I could even see this extending to the diplomacy engine. Maybe a way to sway a small independent (AI neutrals) kingdom to your side is to marry off one of your top advisors' sons/daughters. Maybe getting one of your independent ally's people killed off might drive them to rebel.
Seems like a mix of Caesar (in a lesser extent), Civilization, Heroes of Might and Magic, and Spore's simplification qualities to bind them all together.
Of course that Elemental will have its own unique blend and hopefully with a better result than Spore's. I'm just using these past examples to try and get a reference of what to expect. Maybe other games can be better used as reference examples?
So far, the plan seems to be for most population 'growth' to actually be migration from blasted lands to the lands that channelers restore by using (spending) essence.
I'm one of the folks who would like to see a timescale that ran across multiple generations and included either agelessness for channelers or a succession system, but I would be surprised to see it happen. Haven't seen the slightest encouraging peep from the devs for any of that sort of calendar-related talk.
Don't completely give up hope! The devs are very careful about what the say... They've revealed all sorts of information that wasn't ever referred to previously, so you never know what's in the works. For me, either way has a sort of epicness to it: if the game spans multiple generations then it becomes an epic saga about a nation, while if it spans just some years, it'll feel epic just because so much will have happened in so short a time.
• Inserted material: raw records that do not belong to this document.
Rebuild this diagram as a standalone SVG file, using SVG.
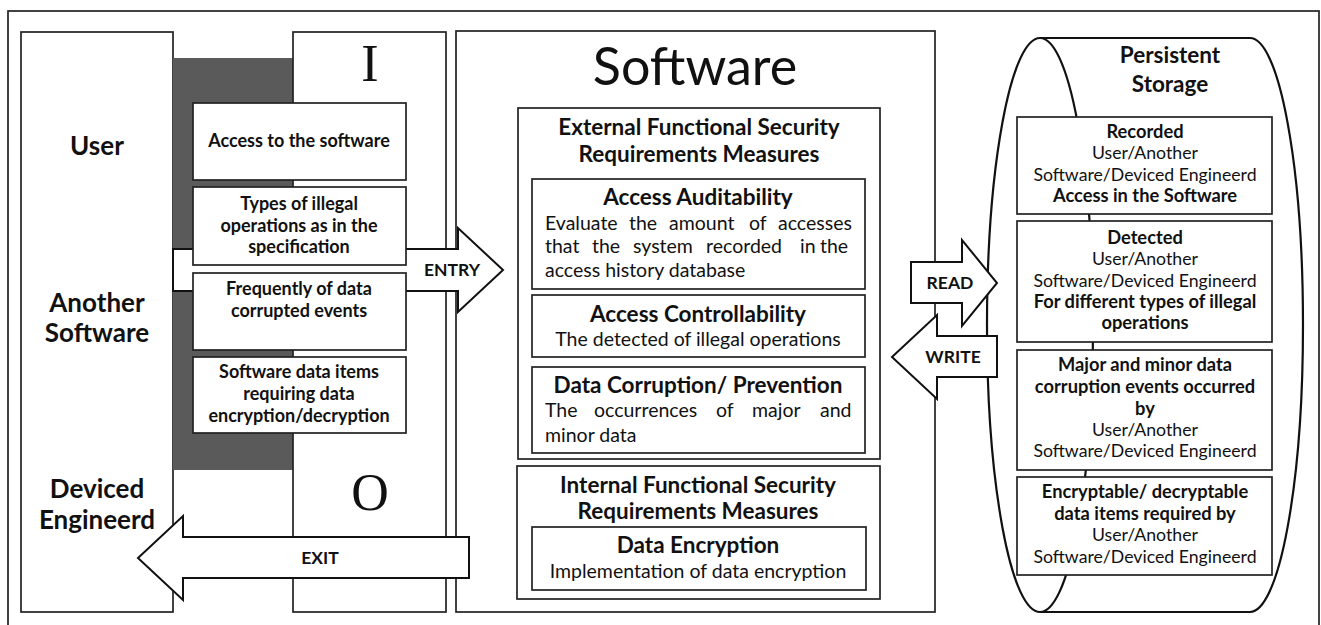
<svg xmlns="http://www.w3.org/2000/svg" width="1321" height="625" viewBox="0 0 1321 625">
<style>
.bx{fill:#fff;stroke:#222;stroke-width:1.7}
.nf{fill:none;stroke:#222;stroke-width:1.7}
.cyl{fill:#fff;stroke:#111;stroke-width:2.2}
.ar{fill:#fff;stroke:#111;stroke-width:2}
text{font-family:Lato,"Liberation Sans",sans-serif;fill:#111}
.c{text-anchor:middle}
.b{font-weight:700}
.lb{font-size:18px}
.st{font-size:18.3px}
.sr{font-size:17.7px}
.body{font-size:19.5px}
.ti{font-size:22.5px}
.ac{font-size:26px}
.cn{font-size:17.5px}
.ser{font-family:"Liberation Serif","Times New Roman",serif}
</style>
<rect x="8" y="11" width="1311" height="700" class="nf"/>

<g id="actors">
<rect x="21" y="32" width="152" height="580" class="bx"/>
<text class="b c ac" x="97" y="155">User</text>
<text class="b c ac" x="97" y="312">Another</text>
<text class="b c ac" x="97" y="342">Software</text>
<text class="b c ac" x="97" y="498">Deviced</text>
<text class="b c ac" x="97" y="529">Engineerd</text>
</g>

<g id="interface">
<rect x="173" y="58" width="120" height="412" fill="#5a5a5a"/>
<rect x="293" y="32" width="153" height="580" class="bx"/>
<text class="ser c" x="370" y="81" font-size="52">I</text>
<text class="ser c" x="370" y="510" font-size="52">O</text>
</g>

<g id="software">
<rect x="456" y="31" width="479" height="581" class="bx"/>
<text class="c" x="695" y="85" font-size="52">Software</text>
</g>

<g id="external">
<rect x="518" y="108" width="362" height="351" class="bx"/>
<text class="b c ti" x="699" y="135">External Functional Security</text>
<text class="b c ti" x="699" y="162">Requirements Measures</text>
</g>
<g id="auditability">
<rect x="532" y="179" width="333" height="110" class="bx"/>
<text class="b c ti" x="698" y="205">Access Auditability</text>
<text class="body" y="230"><tspan x="545">Evaluate</tspan><tspan x="629">the</tspan><tspan x="669">amount</tspan><tspan x="749">of</tspan><tspan x="778">accesses</tspan></text>
<text class="body" y="253"><tspan x="545">that</tspan><tspan x="592">the</tspan><tspan x="633">system</tspan><tspan x="706">recorded</tspan><tspan x="800">in</tspan><tspan x="820">the</tspan></text>
<text class="body" x="545" y="277">access history database</text>
</g>
<g id="controllability">
<rect x="532" y="295" width="333" height="62" class="bx"/>
<text class="b c ti" x="698" y="322">Access Controllability</text>
<text class="c body" x="698" y="346">The detected of illegal operations</text>
</g>
<g id="corruption">
<rect x="532" y="367" width="333" height="86" class="bx"/>
<text class="b c ti" x="698" y="393">Data Corruption/ Prevention</text>
<text class="body" y="417"><tspan x="545">The</tspan><tspan x="594">occurrences</tspan><tspan x="716">of</tspan><tspan x="752">major</tspan><tspan x="820">and</tspan></text>
<text class="body" x="545" y="442">minor data</text>
</g>
<g id="internal">
<rect x="517" y="466" width="363" height="133" class="bx"/>
<text class="b c ti" x="698" y="493">Internal Functional Security</text>
<text class="b c ti" x="698" y="519">Requirements Measures</text>
</g>
<g id="encryption">
<rect x="532" y="527" width="334" height="63" class="bx"/>
<text class="b c ti" x="698" y="553">Data Encryption</text>
<text class="c body" x="698" y="578">Implementation of data encryption</text>
</g>

<g id="storage">
<path class="cyl" d="M1040,38 L1250,38 A53,287 0 0 1 1250,612 L1040,612"/>
<ellipse class="cyl" cx="1040" cy="325" rx="53" ry="287"/>
<text class="b c ti" x="1170" y="63">Persistent</text>
<text class="b c ti" x="1170" y="92">Storage</text>
</g>
<g id="st-recorded">
<rect x="1017" y="117" width="255" height="97" class="bx"/>
<text class="b c st" x="1145" y="138">Recorded</text>
<text class="c sr" x="1145" y="159">User/Another</text>
<text class="c sr" x="1145" y="181">Software/Deviced Engineerd</text>
<text class="b c st" x="1145" y="202">Access in the Software</text>
</g>
<g id="st-detected">
<rect x="1017" y="221" width="255" height="121" class="bx"/>
<text class="b c st" x="1145" y="244">Detected</text>
<text class="c sr" x="1145" y="265">User/Another</text>
<text class="c sr" x="1145" y="287">Software/Deviced Engineerd</text>
<text class="b c st" x="1145" y="308">For different types of illegal</text>
<text class="b c st" x="1145" y="329">operations</text>
</g>
<g id="st-corruption">
<rect x="1017" y="350" width="255" height="120" class="bx"/>
<text class="b c st" x="1145" y="371">Major and minor data</text>
<text class="b c st" x="1145" y="393">corruption events occurred</text>
<text class="b c st" x="1145" y="415">by</text>
<text class="c sr" x="1145" y="436">User/Another</text>
<text class="c sr" x="1145" y="457">Software/Deviced Engineerd</text>
</g>
<g id="st-encryptable">
<rect x="1017" y="477" width="255" height="98" class="bx"/>
<text class="b c st" x="1145" y="498">Encryptable/ decryptable</text>
<text class="b c st" x="1145" y="520">data items required by</text>
<text class="c sr" x="1145" y="541">User/Another</text>
<text class="c sr" x="1145" y="563">Software/Deviced Engineerd</text>
</g>

<g id="connectors">
<polygon class="ar" points="173,249 458,249 458,228 503,270 458,312 458,291 173,291"/>
<text class="b c cn" x="452" y="276">ENTRY</text>
<polygon class="ar" points="469,537 183,537 183,516 138,558 183,600 183,578 469,578"/>
<text class="b c cn" x="320" y="564">EXIT</text>
<polygon class="ar" points="911,262 962,262 962,240 997,283 962,326 962,303 911,303"/>
<text class="b c cn" x="950" y="289">READ</text>
<polygon class="ar" points="997,336 937,336 937,315 892,357 937,399 937,377 997,377"/>
<text class="b c cn" x="953" y="363">WRITE</text>
</g>

<g id="in-access">
<rect x="193" y="103" width="213" height="77" class="bx"/>
<text class="b c lb" x="299" y="147">Access to the software</text>
</g>
<g id="in-types">
<rect x="193" y="187" width="213" height="78" class="bx"/>
<text class="b c lb" x="299" y="210">Types of illegal</text>
<text class="b c lb" x="299" y="232">operations as in the</text>
<text class="b c lb" x="299" y="253">specification</text>
</g>
<g id="in-frequently">
<rect x="193" y="273" width="213" height="77" class="bx"/>
<text class="b c lb" x="299" y="295">Frequently of data</text>
<text class="b c lb" x="299" y="317">corrupted events</text>
</g>
<g id="in-items">
<rect x="193" y="357" width="213" height="76" class="bx"/>
<text class="b c lb" x="299" y="378">Software data items</text>
<text class="b c lb" x="299" y="400">requiring data</text>
<text class="b c lb" x="299" y="422">encryption/decryption</text>
</g>
</svg>
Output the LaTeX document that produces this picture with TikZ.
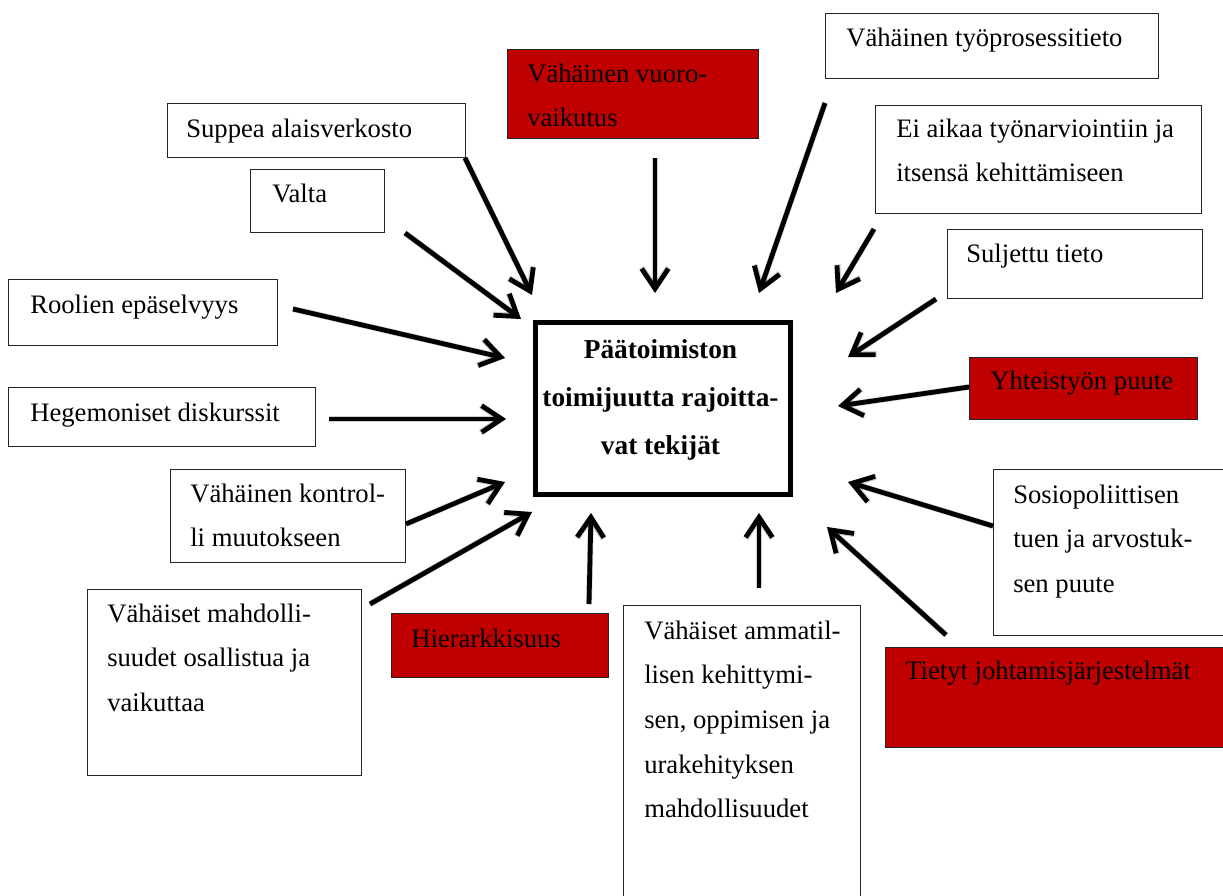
\documentclass[tikz,border=0pt]{standalone}
\usepackage{fontspec}
\setmainfont{Liberation Serif}
\usetikzlibrary{arrows.meta}
\definecolor{wordred}{HTML}{C00000}
\newcommand\tstrut{\rule{0pt}{24pt}}
\newcommand\mkbox[6]{\node[#6,anchor=north west,minimum width={(#4-#2)*0.75pt},minimum height={(#5-#3)*0.75pt}] (#1) at (#2,#3) {};}
\newcommand\mktext[4]{\node[txt] (#1) at (#2,#3-32) {\tstrut #4};}
\tikzset{
  box/.style={draw=black!85, line width=1pt, fill=white, inner sep=0pt},
  redbox/.style={box, fill=wordred},
  txt/.style={anchor=north west, inner sep=0pt, align=left, font=\fontsize{20}{33.5}\selectfont},
  ctxt/.style={anchor=north, inner sep=0pt, align=center, font=\fontsize{20.5}{36}\selectfont\bfseries},
  arr/.style={line width=3.6pt, -{Straight Barb[length=15pt,width=20pt]}},
  arrshadow/.style={arr, draw=black, opacity=0.18, line width=4.5pt, shift={(2,3)}}
}
\begin{document}
\begin{tikzpicture}[x=0.75pt,y=-0.75pt]
\useasboundingbox (0,0) rectangle (1223,895);
% boxes
\mkbox{vuoro}{507}{49}{758}{138}{redbox}
\mkbox{tyo}{825}{13}{1158}{78}{box}
\mkbox{suppea}{167}{103}{465}{157}{box}
\mkbox{valta}{250}{169}{384}{232}{box}
\mkbox{eiaikaa}{875}{105}{1201}{213}{box}
\mkbox{suljettu}{947}{229}{1202}{298}{box}
\mkbox{roolien}{8}{279}{277}{345}{box}
\mkbox{hegem}{8}{387}{315}{446}{box}
\mkbox{yhteis}{969}{357}{1197}{419}{redbox}
\mkbox{kontrolli}{170}{469}{405}{562}{box}
\mkbox{sosio}{993}{469}{1240}{635}{box}
\mkbox{mahd}{87}{589}{361}{775}{box}
\mkbox{hier}{391}{613}{608}{677}{redbox}
\mkbox{ammat}{623}{605}{860}{910}{box}
\mkbox{tietyt}{885}{647}{1240}{747}{redbox}
\node[draw=black, line width=3.75pt, fill=white, anchor=north west, inner sep=0pt,
      minimum width={255*0.75pt}, minimum height={172*0.75pt}] (center) at (533,320) {};
% texts
\mktext{vuoroT}{527}{82}{Vähäinen vuoro-\\vaikutus}
\mktext{tyoT}{846}{46}{Vähäinen työprosessitieto}
\mktext{suppeaT}{186}{137}{Suppea alaisverkosto}
\mktext{valtaT}{272}{202}{Valta}
\mktext{eiaikaaT}{896}{137}{Ei aikaa työnarviointiin ja\\itsensä kehittämiseen}
\mktext{suljettuT}{966}{262}{Suljettu tieto}
\mktext{roolienT}{30}{313}{Roolien epäselvyys}
\mktext{hegemT}{30}{421}{Hegemoniset diskurssit}
\mktext{yhteisT}{990}{389}{Yhteistyön puute}
\mktext{kontrolliT}{190}{502}{Vähäinen kontrol-\\li muutokseen}
\mktext{sosioT}{1013}{503}{Sosiopoliittisen\\tuen ja arvostuk-\\sen puute}
\mktext{mahdT}{107}{622}{Vähäiset mahdolli-\\suudet osallistua ja\\vaikuttaa}
\mktext{hierT}{411}{647}{Hierarkkisuus}
\mktext{ammatT}{644}{639}{Vähäiset ammatil-\\lisen kehittymi-\\sen, oppimisen ja\\urakehityksen\\mahdollisuudet}
\mktext{tietytT}{905}{679}{Tietyt johtamisjärjestelmät}
\node[ctxt] (centerT) at (660.5,358-32) {\tstrut Päätoimiston\\toimijuutta rajoitta-\\vat tekijät};
% arrow end points
\coordinate (s1) at (465,158); \coordinate (e1) at (532,295);
\coordinate (s2) at (405,233); \coordinate (e2) at (521,319);
\coordinate (s3) at (293,309); \coordinate (e3) at (505,358);
\coordinate (s4) at (329,419); \coordinate (e4) at (506,419);
\coordinate (s5) at (655,158); \coordinate (e5) at (655,293);
\coordinate (s6) at (825,103); \coordinate (e6) at (759,293);
\coordinate (s7) at (874,229); \coordinate (e7) at (836,293);
\coordinate (s8) at (936,299); \coordinate (e8) at (848,357);
\coordinate (s9) at (969,387); \coordinate (e9) at (838,406);
\coordinate (s10) at (406,524); \coordinate (e10) at (505,482);
\coordinate (s11) at (370,604); \coordinate (e11) at (532,512);
\coordinate (s12) at (589,604); \coordinate (e12) at (591,513);
\coordinate (s13) at (759,588); \coordinate (e13) at (759,513);
\coordinate (s14) at (946,635); \coordinate (e14) at (827,527);
\coordinate (s15) at (993,526); \coordinate (e15) at (848,482);
\foreach \i in {1,...,15}{\draw[arrshadow] (s\i) -- (e\i);}
\foreach \i in {1,...,15}{\draw[arr] (s\i) -- (e\i);}
\end{tikzpicture}
\end{document}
The game ends when the channeler dies. The campaign is about two channelers beating each other (more or less according to speculation). Not likely a succesion/aging system in place? Surely for the campaign not but maybe they could add it to the skirmish/sandbox if time/money allows it.
Lineage could easily be added but doing it very well so it feels important would take some time. It might not be in at launch but I would suspect that if the demand is there Brad would have it added in a patch or expansion.
Edit: two words: Super "SOLDIERS"
In my personal opinion putting the emphasis on super instead of soldiers would imply a lack of humanity or a focus on technology / magic. Placing the emphasis on soldier adds to the humanity of the person in question in addition to their ideals, values, and what they are fighting for. In short every real soldier is human(oid) and could be a "super solider" but not every "super soldier" is human(oid).